#### WHAT TO PRODUCE:
Output the first line of the listing and each line after it, up to and including the line that contains "82.87, 82.42, 82.02, 81.68, 81.42, 81.22, 81.05, 80.9, 80.78]", exactly as written, minus the pictures.

#### DATA SHOWN:
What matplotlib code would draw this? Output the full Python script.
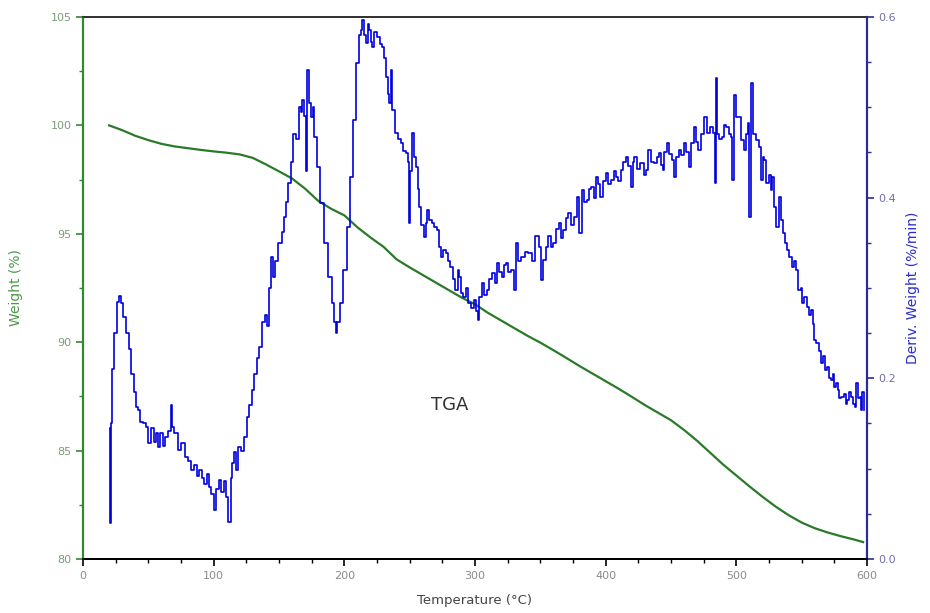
import matplotlib
matplotlib.use("Agg")
import matplotlib.pyplot as plt
from matplotlib.ticker import MultipleLocator

# --- DATA ---
# TGA weight curve
temp_w = [20, 30, 40, 50, 60, 70, 80, 90, 100, 110, 120, 130, 140, 150, 160,
          170, 180, 190, 200, 210, 220, 230, 240, 250, 260, 270, 280, 290, 300,
          310, 320, 330, 340, 350, 360, 370, 380, 390, 400, 410, 420, 430, 440,
          450, 460, 470, 480, 490, 500, 510, 520, 530, 540, 550, 560, 570, 580,
          590, 597]
weight = [100.0, 99.78, 99.52, 99.32, 99.15, 99.03, 98.95, 98.87, 98.8, 98.74,
          98.66, 98.5, 98.2, 97.88, 97.55, 97.08, 96.52, 96.15, 95.85, 95.3,
          94.83, 94.4, 93.82, 93.45, 93.1, 92.75, 92.4, 92.05, 91.75, 91.35,
          91.0, 90.65, 90.3, 89.98, 89.63, 89.27, 88.9, 88.55, 88.2, 87.85,
          87.48, 87.1, 86.75, 86.4, 85.95, 85.45, 84.9, 84.35, 83.85, 83.35,
          82.87, 82.42, 82.02, 81.68, 81.42, 81.22, 81.05, 80.9, 80.78]

# derivative weight curve (noisy DTG signal)
temp_d = [20.5, 21.0, 21.5, 23.0, 25.0, 27.0, 28.5, 30.0, 32.0, 34.0, 36.0, 38.0,
          40.0, 41.0, 43.0, 45.0, 47.0, 49.0, 51.0, 53.0, 55.0, 56.5, 58.0, 60.0,
          62.0, 64.0, 66.0, 68.0, 69.0, 71.0, 74.0, 76.0, 79.5, 82.0, 84.0, 86.0,
          88.0, 90.0, 92.0, 94.0, 95.5, 97.0, 99.0, 101.0, 103.0, 105.0, 107.0,
          109.0, 110.0, 112.5, 113.5, 115.0, 116.5, 118.0, 120.0, 122.0, 125.0,
          126.5, 128.0, 130.0, 132.0, 134.0, 136.0, 138.0, 140.0, 141.5, 143.0,
          144.5, 146.0, 148.0, 151.0, 153.0, 154.5, 156.5, 158.0, 160.0, 162.0,
          164.0, 166.0, 167.5, 168.5, 170.0, 171.0, 172.0, 173.5, 175.0, 176.5,
          177.5, 180.0, 183.0, 186.5, 189.0, 191.5, 193.0, 194.0, 195.5, 198.0,
          200.5, 203.0, 206.0, 208.0, 210.0, 212.0, 213.0, 214.5, 216.0, 217.0,
          218.5, 219.5, 221.0, 222.0, 224.0, 226.0, 228.0, 229.5, 231.0, 232.5,
          234.0, 235.0, 236.0, 237.5, 240.0, 242.0, 244.0, 246.0, 248.0, 249.0,
          250.0, 251.0, 252.5, 254.0, 255.5, 257.0, 258.0, 260.0, 261.5, 263.0,
          264.0, 266.0, 268.0, 270.0, 271.5, 273.0, 274.5, 276.5, 278.5, 280.0,
          282.0, 284.0, 286.0, 287.5, 288.5, 290.0, 292.0, 294.0, 296.0, 298.0,
          300.0, 301.5, 302.5, 304.0, 306.0, 308.0, 310.0, 312.0, 314.0, 316.0,
          317.5, 319.5, 321.5, 323.0, 324.5, 326.5, 329.0, 330.5, 332.0, 334.0,
          337.0, 339.5, 342.0, 344.5, 348.0, 349.5, 351.0, 353.5, 355.0, 357.0,
          359.0, 361.0, 363.0, 365.0, 366.5, 368.5, 370.5, 372.5, 374.5, 376.5,
          379.0, 380.5, 382.5, 384.5, 386.5, 388.0, 390.0, 391.5, 393.0, 395.0,
          397.0, 399.0, 401.0, 403.0, 405.0, 407.0, 408.5, 410.5, 412.5, 414.5,
          416.5, 418.0, 420.0, 421.5, 422.5, 425.0, 428.0, 430.0, 431.5, 434.0,
          436.0, 438.0, 440.0, 441.5, 443.0, 444.0, 446.0, 447.5, 449.5, 451.5,
          453.0, 455.0, 457.0, 459.0, 460.5, 462.5, 464.5, 466.5, 468.5, 470.0,
          472.0, 474.0, 476.0, 478.5, 481.0, 483.5, 484.5, 485.0, 486.0, 488.0,
          490.0, 491.5, 493.0, 495.0, 496.5, 497.5, 499.0, 501.0, 503.0, 504.5,
          506.5, 508.0, 509.5, 510.5, 512.0, 513.5, 516.0, 518.0, 519.5, 521.0,
          522.0, 524.0, 525.5, 527.0, 528.0, 529.5, 531.0, 533.5, 535.0, 536.0,
          538.0, 539.0, 541.0, 543.5, 545.0, 546.0, 548.5, 550.0, 551.0, 553.0,
          555.0, 556.5, 558.0, 559.0, 560.0, 562.5, 564.0, 565.5, 567.0, 568.0,
          570.0, 571.5, 573.0, 574.5, 575.5, 577.0, 578.0, 579.5, 581.0, 583.0,
          584.5, 585.5, 587.0, 588.5, 590.0, 591.0, 592.5, 594.0, 594.5, 596.0,
          597.0, 598.0]
deriv = [0.145, 0.040, 0.150, 0.210, 0.250, 0.285, 0.291, 0.283, 0.268, 0.250,
         0.232, 0.205, 0.185, 0.168, 0.165, 0.152, 0.150, 0.146, 0.128, 0.145,
         0.130, 0.139, 0.124, 0.140, 0.125, 0.135, 0.142, 0.170, 0.146, 0.140,
         0.121, 0.128, 0.113, 0.108, 0.098, 0.104, 0.092, 0.098, 0.090, 0.083,
         0.094, 0.080, 0.072, 0.054, 0.078, 0.087, 0.074, 0.086, 0.069, 0.041,
         0.090, 0.106, 0.118, 0.098, 0.124, 0.120, 0.135, 0.157, 0.170, 0.187,
         0.205, 0.222, 0.235, 0.262, 0.270, 0.258, 0.300, 0.334, 0.312, 0.330,
         0.350, 0.362, 0.379, 0.395, 0.416, 0.440, 0.471, 0.465, 0.500, 0.495,
         0.508, 0.490, 0.430, 0.541, 0.505, 0.489, 0.500, 0.467, 0.434, 0.394,
         0.350, 0.312, 0.283, 0.262, 0.250, 0.262, 0.283, 0.320, 0.367, 0.423,
         0.486, 0.549, 0.580, 0.586, 0.597, 0.580, 0.571, 0.592, 0.586, 0.572,
         0.567, 0.583, 0.578, 0.570, 0.567, 0.555, 0.534, 0.515, 0.505, 0.541,
         0.497, 0.472, 0.465, 0.460, 0.452, 0.449, 0.440, 0.372, 0.430, 0.472,
         0.445, 0.434, 0.410, 0.390, 0.370, 0.356, 0.372, 0.386, 0.375, 0.372,
         0.368, 0.364, 0.345, 0.334, 0.342, 0.339, 0.330, 0.323, 0.310, 0.298,
         0.320, 0.312, 0.295, 0.290, 0.300, 0.283, 0.278, 0.287, 0.275, 0.265,
         0.290, 0.306, 0.292, 0.298, 0.310, 0.317, 0.305, 0.328, 0.318, 0.312,
         0.325, 0.328, 0.318, 0.320, 0.298, 0.350, 0.330, 0.334, 0.340, 0.339,
         0.330, 0.357, 0.345, 0.309, 0.331, 0.345, 0.357, 0.345, 0.350, 0.365,
         0.372, 0.355, 0.364, 0.378, 0.383, 0.370, 0.379, 0.401, 0.361, 0.408,
         0.395, 0.397, 0.410, 0.412, 0.400, 0.423, 0.415, 0.401, 0.418, 0.427,
         0.415, 0.420, 0.430, 0.423, 0.418, 0.431, 0.440, 0.445, 0.435, 0.412,
         0.440, 0.445, 0.432, 0.438, 0.425, 0.431, 0.453, 0.440, 0.438, 0.445,
         0.449, 0.436, 0.431, 0.450, 0.460, 0.448, 0.442, 0.423, 0.445, 0.453,
         0.447, 0.460, 0.450, 0.434, 0.460, 0.478, 0.462, 0.453, 0.470, 0.489,
         0.472, 0.478, 0.472, 0.416, 0.532, 0.470, 0.465, 0.467, 0.480, 0.478,
         0.470, 0.467, 0.420, 0.514, 0.489, 0.489, 0.464, 0.453, 0.470, 0.483,
         0.379, 0.527, 0.470, 0.464, 0.456, 0.420, 0.445, 0.442, 0.416, 0.425,
         0.408, 0.423, 0.390, 0.368, 0.401, 0.375, 0.361, 0.350, 0.342, 0.334,
         0.323, 0.330, 0.320, 0.298, 0.300, 0.283, 0.290, 0.279, 0.270, 0.276,
         0.260, 0.242, 0.239, 0.230, 0.217, 0.225, 0.209, 0.213, 0.200, 0.198,
         0.205, 0.190, 0.195, 0.187, 0.178, 0.179, 0.183, 0.172, 0.176, 0.185,
         0.179, 0.172, 0.168, 0.195, 0.178, 0.179, 0.165, 0.185, 0.165]

# --- COLOURS ---
GREEN = "#2a7a2a"
GREEN_AX = "#2e8b2e"
GREEN_TXT = "#4a9a4a"
BLUE = "#0000dd"
BLUE_AX = "#2a2a9a"
BLUE_TXT = "#2a2ad0"
GREY = "#8a8a8a"

fig = plt.figure(figsize=(9.3, 6.13), dpi=100)
ax1 = fig.add_axes([0.0892, 0.0881, 0.8431, 0.8842])
ax2 = ax1.twinx()

ax1.plot(temp_w, weight, color=GREEN, lw=1.6)
ax2.plot(temp_d, deriv, color=BLUE, lw=1.2, drawstyle="steps-mid")

ax1.set_xlim(0, 600)
ax1.set_ylim(80, 105)
ax2.set_ylim(0.0, 0.6)

# ticks
ax1.xaxis.set_major_locator(MultipleLocator(100))
ax1.xaxis.set_minor_locator(MultipleLocator(25))
ax1.yaxis.set_major_locator(MultipleLocator(5))
ax1.yaxis.set_minor_locator(MultipleLocator(2.5))
ax2.yaxis.set_major_locator(MultipleLocator(0.2))
ax2.yaxis.set_minor_locator(MultipleLocator(0.05))

ax1.tick_params(axis="x", which="major", length=5, width=1.2, color="black",
                labelsize=8, labelcolor=GREY, direction="out", pad=4)
ax1.tick_params(axis="x", which="minor", length=3, width=1.0, color="black",
                direction="out")
ax1.tick_params(axis="y", which="major", length=5, width=1.2, color=GREEN_AX,
                labelsize=8, labelcolor="#7a9a7a", direction="out", pad=3)
ax1.tick_params(axis="y", which="minor", length=3, width=1.0, color=GREEN_AX,
                direction="out")
ax2.tick_params(axis="y", which="major", length=5, width=1.2, color=BLUE_AX,
                labelsize=8, labelcolor="#7070a8", direction="out", pad=3)
ax2.tick_params(axis="y", which="minor", length=3, width=1.0, color=BLUE_AX,
                direction="out")

ax2.yaxis.set_major_formatter(plt.FuncFormatter(lambda v, p: f"{v:.1f}"))

# spines
for ax in (ax1, ax2):
    ax.spines["left"].set_color(GREEN_AX)
    ax.spines["left"].set_linewidth(1.5)
    ax.spines["right"].set_color(BLUE_AX)
    ax.spines["right"].set_linewidth(1.5)
    ax.spines["top"].set_color("#333333")
    ax.spines["top"].set_linewidth(1.3)
    ax.spines["bottom"].set_color("black")
    ax.spines["bottom"].set_linewidth(1.3)

ax1.set_xlabel("Temperature (°C)", fontsize=9.5, color="#444444", labelpad=9)
ax1.set_ylabel("Weight (%)", fontsize=10, color=GREEN_TXT, labelpad=20)
ax2.set_ylabel("Deriv. Weight (%/min)", fontsize=10, color=BLUE_TXT, labelpad=7)

ax1.text(281, 87.1, "TGA", fontsize=13, color="#333333", ha="center", va="center")

fig.savefig("out.png", dpi=100)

#### EXERCISE SOLUTION:
What matplotlib code would draw this? Output the full Python script.
import matplotlib
matplotlib.use("Agg")
import matplotlib.pyplot as plt
from matplotlib.ticker import MultipleLocator

# --- DATA ---
# TGA weight curve
temp_w = [20, 30, 40, 50, 60, 70, 80, 90, 100, 110, 120, 130, 140, 150, 160,
          170, 180, 190, 200, 210, 220, 230, 240, 250, 260, 270, 280, 290, 300,
          310, 320, 330, 340, 350, 360, 370, 380, 390, 400, 410, 420, 430, 440,
          450, 460, 470, 480, 490, 500, 510, 520, 530, 540, 550, 560, 570, 580,
          590, 597]
weight = [100.0, 99.78, 99.52, 99.32, 99.15, 99.03, 98.95, 98.87, 98.8, 98.74,
          98.66, 98.5, 98.2, 97.88, 97.55, 97.08, 96.52, 96.15, 95.85, 95.3,
          94.83, 94.4, 93.82, 93.45, 93.1, 92.75, 92.4, 92.05, 91.75, 91.35,
          91.0, 90.65, 90.3, 89.98, 89.63, 89.27, 88.9, 88.55, 88.2, 87.85,
          87.48, 87.1, 86.75, 86.4, 85.95, 85.45, 84.9, 84.35, 83.85, 83.35,
          82.87, 82.42, 82.02, 81.68, 81.42, 81.22, 81.05, 80.9, 80.78]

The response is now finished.